Mitchell Hunt, along with his neighbours, says he has suffered recurrent water damage on his lawn, driveway and home. Rainfall and snow have routinely brought ruin to Hunt’s house.
He sees as high as 12 feet of snow on his property in the winter and dealt with flooding recently.
“There’s nothing for the water to run to, so it goes off into my lawn and under my house,” Hunt said. “I’ll have to fix up my house every year because of it.”
Hunt has gone ahead and paid for a ditch along his property, but he has not been granted a permit to do so by the Department of Transportation and Works. He says after a difficult history with the department he would rather face the consequences then wait on their solutions.
“I got a right to protect my home from mould and mildew,” Hunt told the Northern Pen.
Hunt says he first contacted the Department of Transportation and Works to approve a ditch in front of the house earlier this year. After rainwater wrought more harm on his neighbourhood, he pursued the matter further and says he spent $1,500 to level his driveway so water could run off into a proposed ditch.
But Hunt says he then received the abrupt call that led to his current frustration.
“Last week I’m informed that I’m just going to have more water trouble because of this driveway,” Hunt said.
According to Hunt, the Department had planned a swale for the property – a descending tract that would go from being 1 foot to 1.5 ft deep by its end – and his driveway renovation would be pointless. With the extensive snow and rain communities like St. Anthony get, Hunt felt a swale was inefficient.
Frustrated, Hunt says he told the supervisor for Transportation and Works he spoke with to call the whole thing off.

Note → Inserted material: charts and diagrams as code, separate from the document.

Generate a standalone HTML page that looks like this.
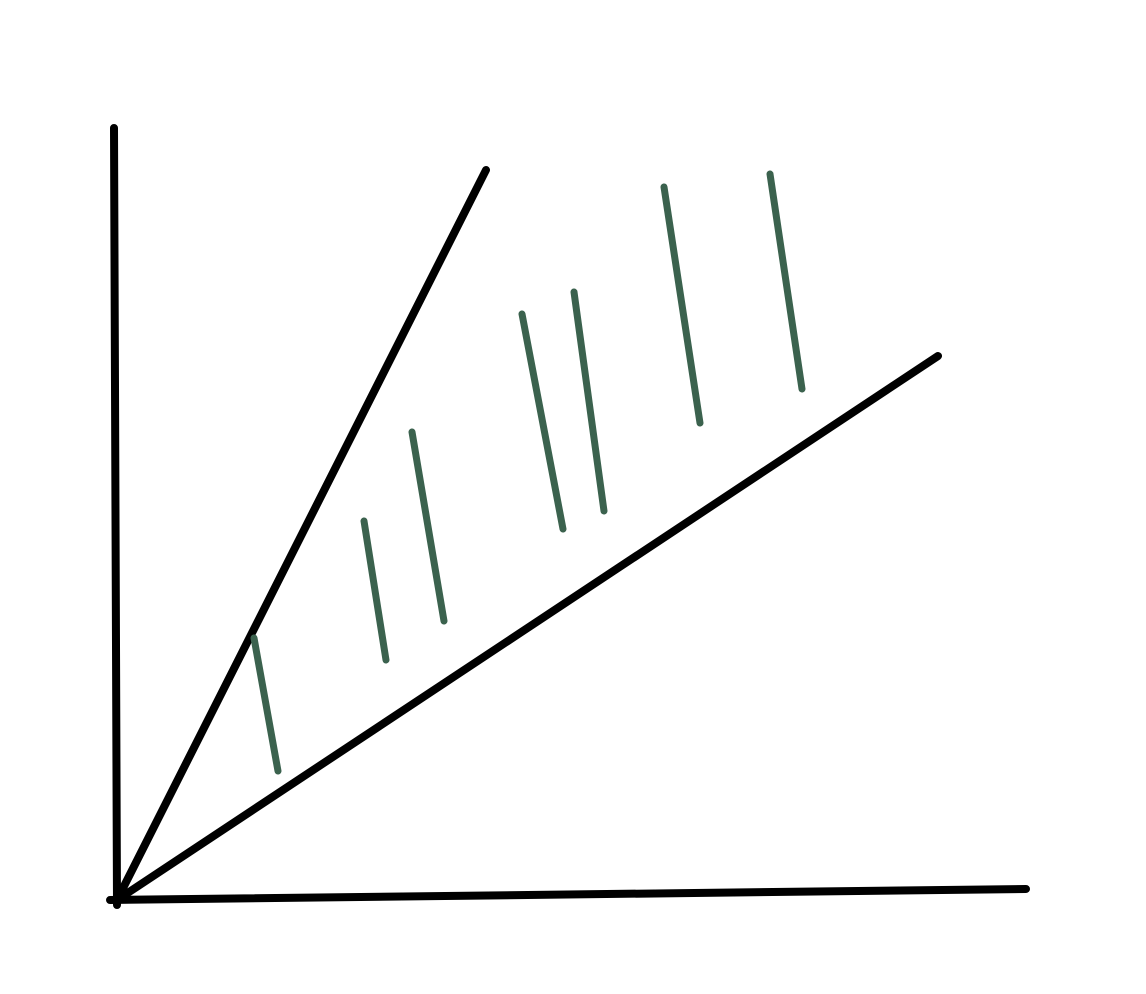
<!DOCTYPE html>
<html><head><meta charset="utf-8"><style>html,body{margin:0;padding:0;background:#fff;}svg{display:block;}</style></head>
<body>
<svg id="chart" width="1146" height="994" viewBox="0 0 1146 994" xmlns="http://www.w3.org/2000/svg"></svg>
<script>
// data in chart units (origin at axis corner, y up)
const segX1 = [137, 247, 295, 405, 457, 547, 653];
const segY1 = [262, 379, 468, 586, 608, 713, 726];
const segX2 = [161, 269, 327, 446, 487, 583, 685];
const segY2 = [129, 240, 279, 371, 389, 477, 511];
const rayEndX = [369, 821];
const rayEndY = [730, 544];
const x = v => 117 + v;
const y = v => 900 - v;
const svg = document.getElementById('chart');
const NS = 'http://www.w3.org/2000/svg';
function line(x1,y1,x2,y2,color,w){
  const l = document.createElementNS(NS,'line');
  l.setAttribute('x1',x1);l.setAttribute('y1',y1);l.setAttribute('x2',x2);l.setAttribute('y2',y2);
  l.setAttribute('stroke',color);l.setAttribute('stroke-width',w);l.setAttribute('stroke-linecap','round');
  svg.appendChild(l);return l;
}
let a = line(114,128,117,905,'#000',8);


a = line(110,900,1026,889,'#000',8);


for (let i=0;i<rayEndX.length;i++){
  const r = line(x(0),y(0),x(rayEndX[i]),y(rayEndY[i]),'#000',8);
  
  
}
for (let i=0;i<segX1.length;i++){
  const s = line(x(segX1[i]),y(segY1[i]),x(segX2[i]),y(segY2[i]),'#3b624e',7);
  
  
}
</script>
</body></html>
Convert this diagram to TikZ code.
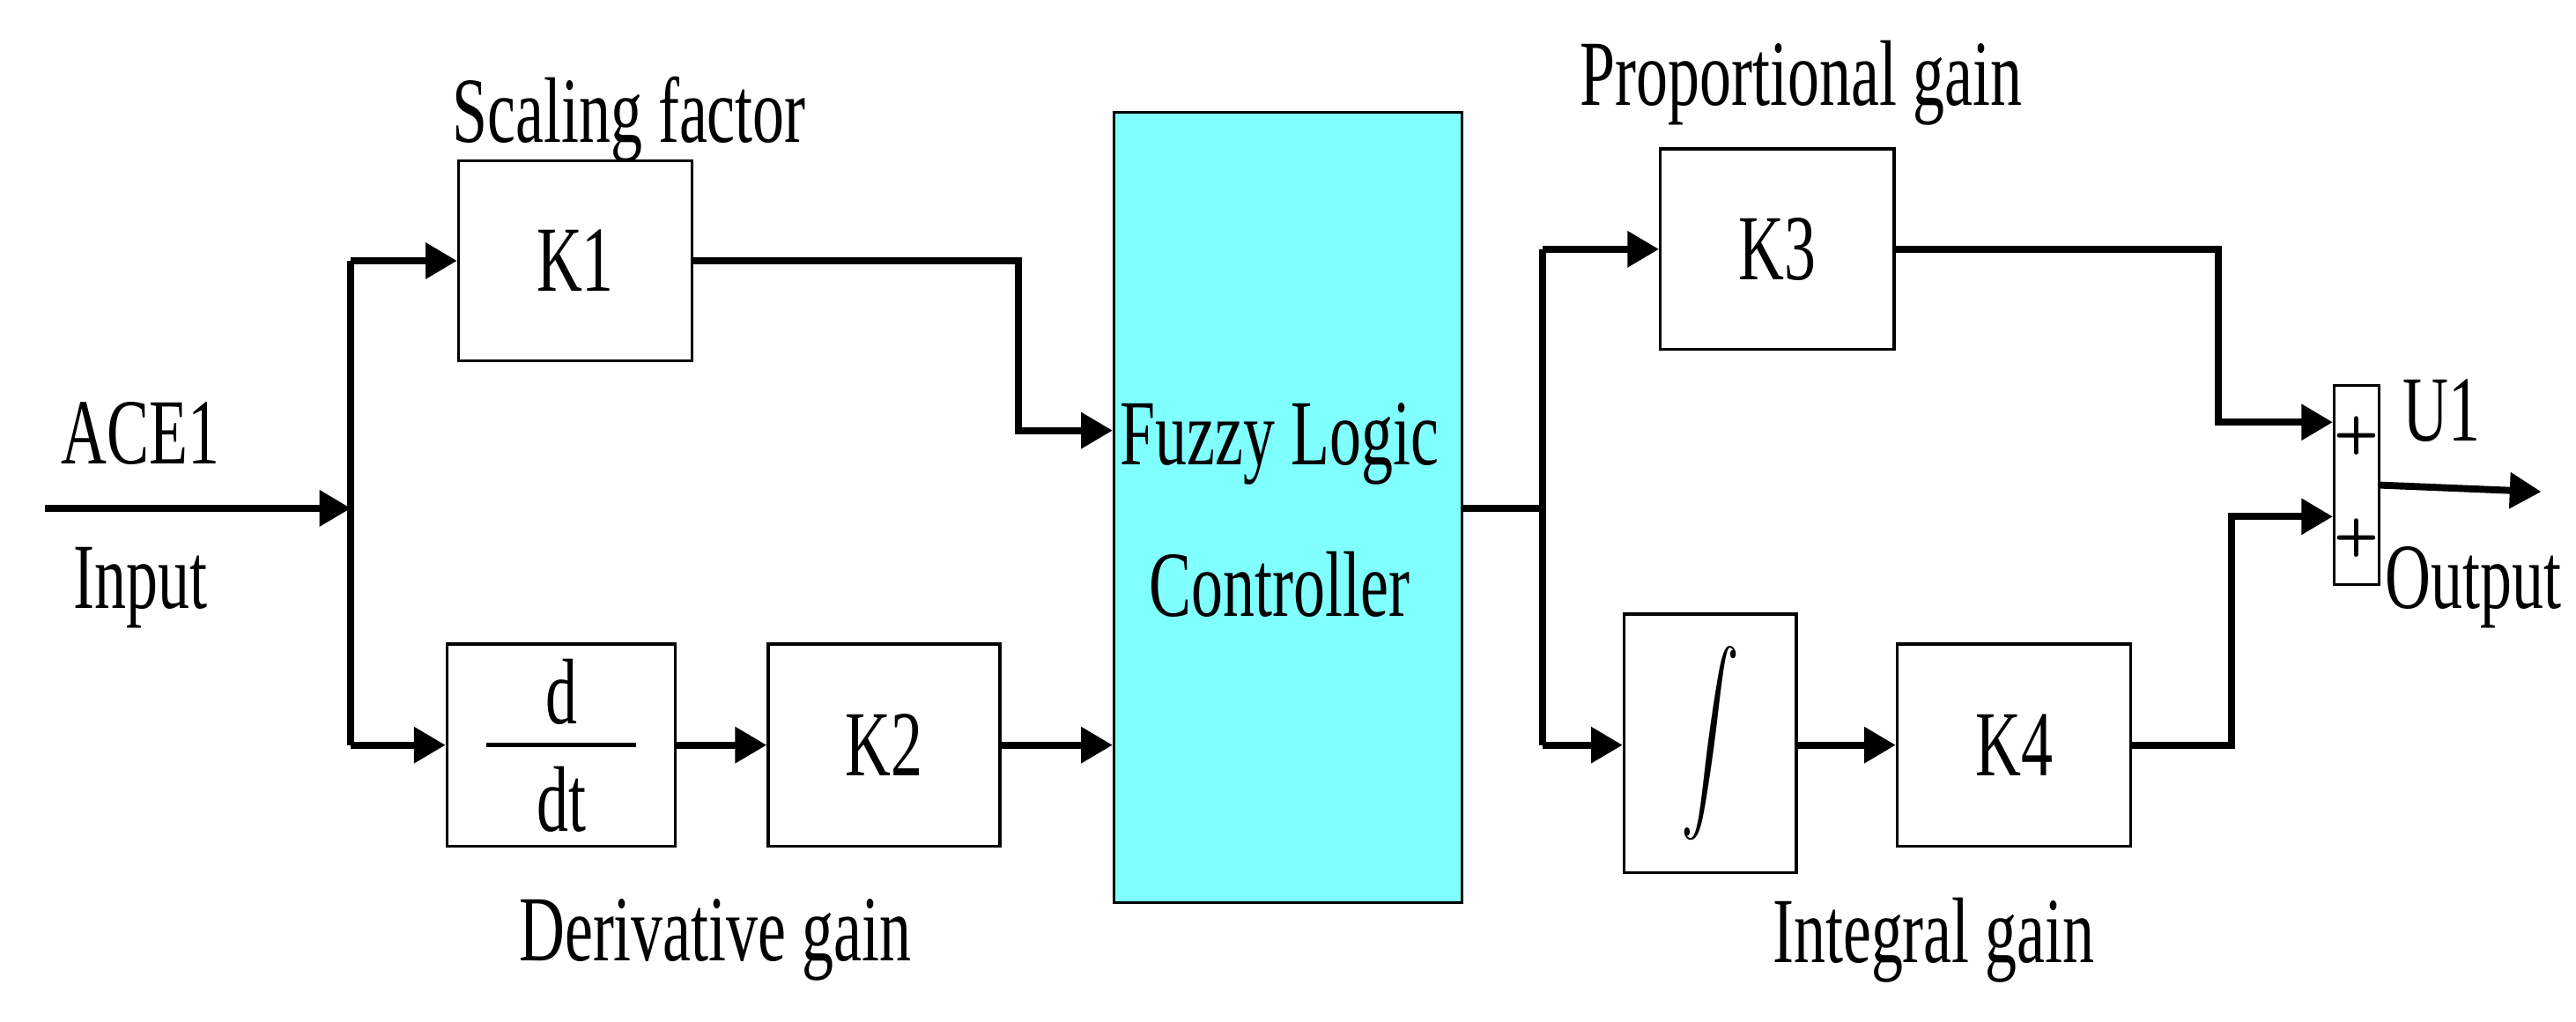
\documentclass[tikz,border=0pt]{standalone}
\usepackage{fontspec}
\setmainfont{Liberation Serif}
\usetikzlibrary{arrows.meta,calc}
\definecolor{flc}{RGB}{128,255,255}
\begin{document}
\begin{tikzpicture}[x=0.01cm,y=-0.01cm,
  box/.style={draw,line width=0.5pt,inner sep=0pt,fill=white},
  wire/.style={line width=1.2pt},
  arr/.style={wire,-{Triangle[length=0.19cm,width=0.21cm]}},
  lbl/.style={font=\fontsize{16}{19}\selectfont,inner sep=0pt},
  plus/.style={font=\sffamily\bfseries\fontsize{9}{11}\selectfont,inner sep=0pt}]
\useasboundingbox (0,0) rectangle (1556,617);
\newcommand{\cz}[1]{\scalebox{0.68}[1]{#1}}
% boxes
\node[box,minimum width=1.41cm,minimum height=1.21cm] (k1) at (347.5,157.5) {\cz{\fontsize{16}{19}\selectfont K1}};
\node[box,minimum width=1.38cm,minimum height=1.22cm] (dd) at (339,450) {};
\node[lbl] (dtop) at (339,418) {\cz{d}};
\node[lbl] (dbot) at (339,483) {\cz{dt}};
\draw[line width=0.8pt] (294,450) -- (384,450);
\node[box,minimum width=1.40cm,minimum height=1.22cm] (k2) at (534,450) {\cz{\fontsize{16}{19}\selectfont K2}};
\node[box,fill=flc,minimum width=2.10cm,minimum height=4.77cm] (flc) at (778,306.5) {};
\node[lbl,align=center] (flct) at (773,308) {\cz{Fuzzy Logic}\\[0.25cm]\cz{Controller}};
\node[box,minimum width=1.41cm,minimum height=1.21cm] (k3) at (1073.5,150.5) {\cz{\fontsize{16}{19}\selectfont K3}};
\node[box,minimum width=1.04cm,minimum height=1.56cm] (int) at (1033,449) {\scalebox{1}[1.5]{\fontsize{24}{28}\selectfont$\displaystyle\int$}};
\node[box,minimum width=1.41cm,minimum height=1.22cm] (k4) at (1216.5,450) {\cz{\fontsize{16}{19}\selectfont K4}};
\node[box,minimum width=0.27cm,minimum height=1.20cm] (sum) at (1423.5,293) {};
\node[plus] (p1) at (1423.5,263) {+};
\node[plus] (p2) at (1423.5,325) {+};
% coordinates
\coordinate (in) at (27,307);
\coordinate (j1) at (212,307);
\coordinate (j1t) at (212,157.5);
\coordinate (j1b) at (212,450);
\coordinate (j2) at (932,307);
\coordinate (j2t) at (932,150.5);
\coordinate (j2b) at (932,450);
\coordinate (out) at (1535,297);
% wires
\draw[arr] (in) -- (j1);
\draw[wire] (j1t) -- (j1b);
\draw[arr] (j1t) -- (k1.west);
\draw[arr] (j1b) -- (dd.west);
\draw[arr] (k1.east) -| (615,260) -- (flc.west |- 0,260);
\draw[arr] (dd.east) -- (k2.west);
\draw[arr] (k2.east) -- (flc.west |- k2.east);
\draw[wire] (flc.east |- j2) -- (j2);
\draw[wire] (j2t) -- (j2b);
\draw[arr] (j2t) -- (k3.west);
\draw[arr] (j2b) -- (int.west |- j2b);
\draw[arr] (int.east |- k4.west) -- (k4.west);
\draw[arr] (k3.east) -| (1340,255) -- (sum.west |- 0,255);
\draw[arr] (k4.east) -| (1348,312) -- (sum.west |- 0,312);
\draw[arr] (sum.east |- 0,293) -- (out);
% labels
\node[lbl] (l1) at (380,72) {\cz{Scaling factor}};
\node[lbl] (l2) at (85,262) {\cz{ACE1}};
\node[lbl] (l3) at (85,355) {\cz{Input}};
\node[lbl] (l4) at (432,568) {\cz{Derivative gain}};
\node[lbl] (l5) at (1088,50) {\cz{Proportional gain}};
\node[lbl] (l6) at (1168,568) {\cz{Integral gain}};
\node[lbl] (l7) at (1475,248) {\cz{U1}};
\node[lbl] (l8) at (1494,355) {\cz{Output}};
\end{tikzpicture}
\end{document}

But he says when he returned from a trip to Corner Brook the following day, Hunt found that the project had gone ahead anyway. While he was hoping for some time to revaluate how to prevent the build up of snow and water on his land, he says he found his neighbour’s paved driveway had already been partly torn up to make way for the future swale.
In an emailed response, the Department of Transportation and Works says the measures recommended for Hunt’s property were the results of an extensive review that coincides with road regulations.
But as a result of his disagreement with the proposed swale, Hunt says he felt past the breaking point, and is too limited in what he can do with his land.
As of Aug. 9 , Hunt has now paid for and dug a ditch on the property, one that he feels will be deep and wide enough to protect his home.
In the emailed response, the Department of Transportation and Works says if an individual wishes to go forward with work on their own property, they have to apply for a permit. The department then grants the permit if it is line with regulations regarding highway Right of Ways.
Hunt says he may receive a fine for digging the ditch himself without a permit, but is prepared to go to court over it.
“I’m just trying to stop water from entering my house, and I’m being prevented from doing what I have to get done,” said Hunt. “I’m fighting to dig a ditch on my own land, it’s too foolish to talk about.”